À l’abri de la tempête
Décortiquons maintenant certaines des variables qui influent sur les années très difficiles à venir pour le PCC.
Lorsque Xi a parlé de « tempêtes violentes à venir », c’est à cela qu’il pense 24/7 : Xi est convaincu que l’URSS s’est effondrée parce que l’hégémon a tout fait pour la miner. Il ne permettra pas qu’un processus similaire fasse dérailler la Chine.
À court terme, la « tempête » peut faire référence au dernier round de la guerre américaine sans merci contre la technologie chinoise – sans parler du libre-échange : empêcher la Chine d’acheter ou de fabriquer des puces et des composants pour superordinateurs.
Il est juste de considérer que Pékin garde le cap à long terme, en pariant que la plupart des pays du monde, en particulier les pays du Sud, s’éloigneront de la chaîne d’approvisionnement américaine en haute technologie et préféreront le marché chinois. Les Chinois devenant de plus en plus autonomes, les entreprises technologiques américaines finiront par perdre des marchés mondiaux, des économies d’échelle et de la compétitivité.
Xi n’a pas non plus mentionné les États-Unis nommément. Tous les dirigeants – en particulier le nouveau Politburo – savent que Washington veut se « découpler » de la Chine de toutes les manières possibles et continuera à déployer de manière provocante tous les volets possibles de la guerre hybride.
Xi n’est pas entré dans les détails lors de son discours, mais il est clair que la force motrice de l’avenir sera l’innovation technologique liée à une vision globale. C’est là que la BRI entre en jeu, une fois encore – en tant que champ d’application privilégié de ces percées technologiques.
Ce n’est que de cette manière que nous pouvons comprendre comment Zhu Guangyao, ancien vice-ministre des Finances, peut être certain que le PIB par habitant en Chine en 2035 serait au moins le double de celui de 2019 et atteindrait 20 000 dollars.
Le défi que doivent relever Xi et le nouveau Politburo dans l’immédiat est de corriger le déséquilibre économique structurel de la Chine.
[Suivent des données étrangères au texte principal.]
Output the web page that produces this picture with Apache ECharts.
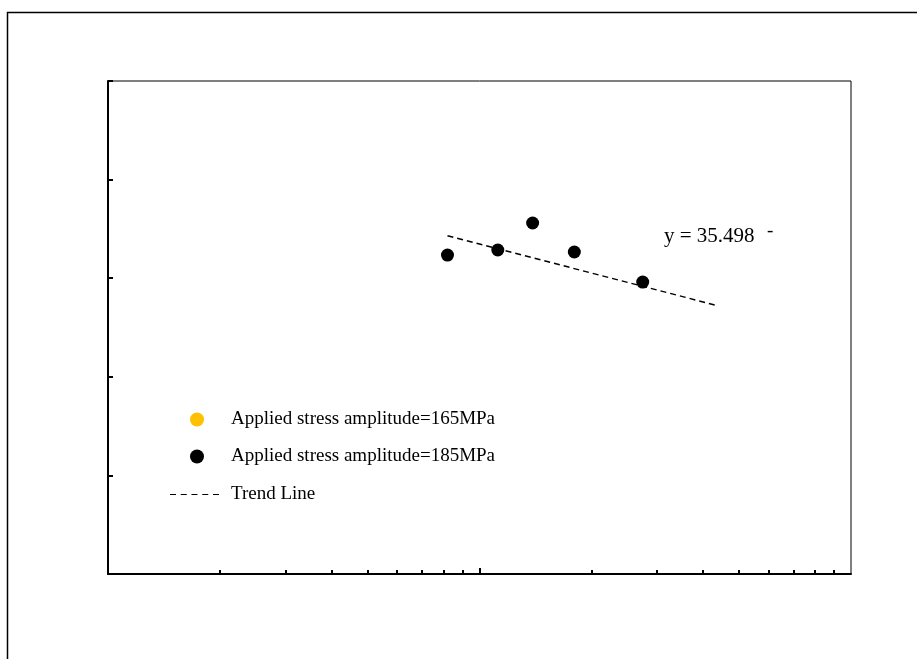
<!DOCTYPE html>
<html>
<head>
<meta charset="utf-8">
<script src="https://cdn.jsdelivr.net/npm/echarts@6/dist/echarts.min.js"></script>
<style>html,body{margin:0;padding:0;background:#fff;}#c{width:917px;height:659px;}</style>
</head>
<body>
<div id="c"></div>
<script>
// ---- data ----
var seriesNames = ['Applied stress amplitude=165MPa', 'Applied stress amplitude=185MPa', 'Trend Line'];
var cycles165 = [];
var values165 = [];
var cycles185 = [8.2e5, 1.12e6, 1.39e6, 1.80e6, 2.75e6];
var values185 = [32.35, 32.86, 35.60, 32.66, 29.61];
var trendCycles = [8.2e5, 4.39e6];
var trendValues = [34.3, 27.2];
var minorTickValues = [2e5, 3e5, 4e5, 5e5, 6e5, 7e5, 8e5, 9e5, 2e6, 3e6, 4e6, 5e6, 6e6, 7e6, 8e6, 9e6];
var majorTickValues = [1e6];
var equationText = 'y = 35.498';

function pairs(xs, ys) { return xs.map(function (x, i) { return [x, ys[i]]; }); }

var font = '"Liberation Serif", "Times New Roman", serif';
var dashIcon = 'path://M0,0h6v1h-6z M10.75,0h6v1h-6z M21.5,0h6v1h-6z M32.25,0h6v1h-6z M43,0h6v1h-6z';
var chart = echarts.init(document.getElementById('c'), null, { renderer: 'canvas' });
chart.setOption({
  animation: false,
  backgroundColor: '#fff',
  grid: { left: 108, top: 81, right: 66, bottom: 85, show: true, borderColor: '#000', borderWidth: 1 },
  xAxis: [
    { type: 'log', logBase: 10, min: 1e5, max: 1e7, position: 'bottom',
      axisLine: { show: true, onZero: false, lineStyle: { color: '#000', width: 2 } },
      axisTick: { show: true, inside: true, length: 4, lineStyle: { color: '#000', width: 2 }, customValues: minorTickValues },
      axisLabel: { show: false }, splitLine: { show: false }, minorTick: { show: false } },
    { type: 'log', logBase: 10, min: 1e5, max: 1e7, position: 'bottom',
      axisLine: { show: false },
      axisTick: { show: true, inside: true, length: 6, lineStyle: { color: '#000', width: 2 }, customValues: majorTickValues },
      axisLabel: { show: false }, splitLine: { show: false } }
  ],
  yAxis: {
    type: 'value', min: 0, max: 50, interval: 10,
    axisLine: { show: true, onZero: false, lineStyle: { color: '#000', width: 2 } },
    axisTick: { show: true, inside: true, length: 5, lineStyle: { color: '#000', width: 2 } },
    axisLabel: { show: false }, splitLine: { show: false }
  },
  legend: [
    { data: [seriesNames[0], seriesNames[1]], orient: 'vertical', left: 190, top: 410, padding: 0,
      itemWidth: 14, itemHeight: 14, itemGap: 18, icon: 'circle',
      textStyle: { fontFamily: font, fontSize: 19, color: '#000', padding: [0, 0, 0, 22] } },
    { data: [{ name: seriesNames[2], icon: dashIcon }], orient: 'vertical', left: 170, top: 485, padding: 0,
      itemWidth: 49, itemHeight: 1.5, itemStyle: { color: '#000' },
      textStyle: { fontFamily: font, fontSize: 19, color: '#000', padding: [0, 0, 0, 7] } }
  ],
  series: [
    { name: seriesNames[0], type: 'scatter', symbolSize: 13, itemStyle: { color: '#FFC000', opacity: 1 }, data: pairs(cycles165, values165) },
    { name: seriesNames[1], type: 'scatter', symbolSize: 13, itemStyle: { color: '#000', opacity: 1 }, data: pairs(cycles185, values185) },
    { name: seriesNames[2], type: 'line', symbol: 'none', showSymbol: false,
      lineStyle: { color: '#000', width: 1.5, type: [6, 4] }, itemStyle: { color: '#000' },
      data: pairs(trendCycles, trendValues) }
  ],
  graphic: [
    { type: 'rect', shape: { x: 7.5, y: 12.5, width: 1200, height: 1000 }, style: { fill: 'none', stroke: '#000', lineWidth: 1.5 }, silent: true },
    { type: 'text', x: 664, y: 236, style: { text: equationText, font: '21px ' + font, fill: '#000', verticalAlign: 'middle' } },
    { type: 'text', x: 767, y: 231, style: { text: '-', font: '19px ' + font, fill: '#000', verticalAlign: 'middle' } }
  ]
});
</script>
</body>
</html>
Et le fait de pomper une nouvelle fois les « investissements » financés par la dette ne fonctionnera pas.
On peut donc parier que le troisième mandat de Xi – qui sera confirmé dans le courant de la semaine – devra se concentrer sur une planification et un suivi rigoureux de la mise en œuvre, bien plus que lors de ses précédentes années audacieuses, ambitieuses, abrasives mais parfois décousues. Le Politburo devra accorder beaucoup plus d’attention aux considérations techniques. Xi devra déléguer une plus grande autonomie d’élaboration des politiques à un groupe de technocrates compétents.
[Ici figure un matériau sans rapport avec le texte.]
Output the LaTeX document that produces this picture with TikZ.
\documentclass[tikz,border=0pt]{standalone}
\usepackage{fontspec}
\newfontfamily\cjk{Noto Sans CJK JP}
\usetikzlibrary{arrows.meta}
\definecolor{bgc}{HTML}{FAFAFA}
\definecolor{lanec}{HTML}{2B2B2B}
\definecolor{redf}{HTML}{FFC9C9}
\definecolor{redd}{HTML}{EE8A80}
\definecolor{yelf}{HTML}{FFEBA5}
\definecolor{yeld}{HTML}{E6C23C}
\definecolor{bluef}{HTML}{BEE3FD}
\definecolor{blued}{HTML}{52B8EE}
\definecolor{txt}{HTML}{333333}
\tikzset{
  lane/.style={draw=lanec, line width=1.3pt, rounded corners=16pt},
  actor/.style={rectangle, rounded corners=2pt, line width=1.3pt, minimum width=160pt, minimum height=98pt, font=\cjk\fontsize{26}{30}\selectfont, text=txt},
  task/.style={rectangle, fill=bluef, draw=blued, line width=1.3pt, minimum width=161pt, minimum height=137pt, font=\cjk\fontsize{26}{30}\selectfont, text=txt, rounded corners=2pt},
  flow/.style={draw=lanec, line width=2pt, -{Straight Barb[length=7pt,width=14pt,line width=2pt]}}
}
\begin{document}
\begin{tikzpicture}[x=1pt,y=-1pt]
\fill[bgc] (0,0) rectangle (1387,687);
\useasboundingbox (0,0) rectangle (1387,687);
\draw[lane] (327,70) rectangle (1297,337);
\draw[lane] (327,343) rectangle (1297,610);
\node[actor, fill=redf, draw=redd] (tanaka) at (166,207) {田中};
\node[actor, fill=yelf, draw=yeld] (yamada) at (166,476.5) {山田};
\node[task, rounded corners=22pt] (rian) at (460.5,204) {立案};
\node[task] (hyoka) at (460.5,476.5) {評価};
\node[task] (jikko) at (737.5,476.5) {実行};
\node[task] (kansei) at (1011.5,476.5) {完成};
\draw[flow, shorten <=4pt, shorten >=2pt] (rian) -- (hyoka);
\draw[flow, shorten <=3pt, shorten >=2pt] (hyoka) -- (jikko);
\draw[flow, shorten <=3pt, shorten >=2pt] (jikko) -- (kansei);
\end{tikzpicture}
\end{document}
Sinon, nous en reviendrons à cette observation surprenante faite par le Premier ministre de l’époque, Wen Jiabao, en 2007 : L’économie chinoise est « instable, déséquilibrée, non coordonnée et finalement non durable ». C’est exactement là où l’hégémon veut qu’elle soit.
En l’état actuel des choses, les choses sont loin d’être sombres. La Commission nationale du développement et de la réforme affirme que, par rapport au reste du monde, l’inflation des prix à la consommation en Chine n’est que « marginale » ; le marché du travail est stable ; et les paiements internationaux sont stables.
Le rapport de travail et les engagements de Xi peuvent également être considérés comme mettant sens dessus dessous les suspects géopolitiques anglo-américains habituels – Mackinder, Mahan, Spykman, Brzezinski.
Le partenariat stratégique Chine-Russie n’a pas de temps à perdre avec les jeux hégémoniques mondiaux ; ce qui les motive, c’est que tôt ou tard, ils régneront sur le Heartland – l’île du monde – et au-delà, avec des alliés du Rimland, et de l’Afrique à l’Amérique latine, tous participant à une nouvelle forme de mondialisation. Certainement avec des caractéristiques chinoises, mais surtout, des caractéristiques pan-eurasiennes. Le compte à rebours final est déjà lancé.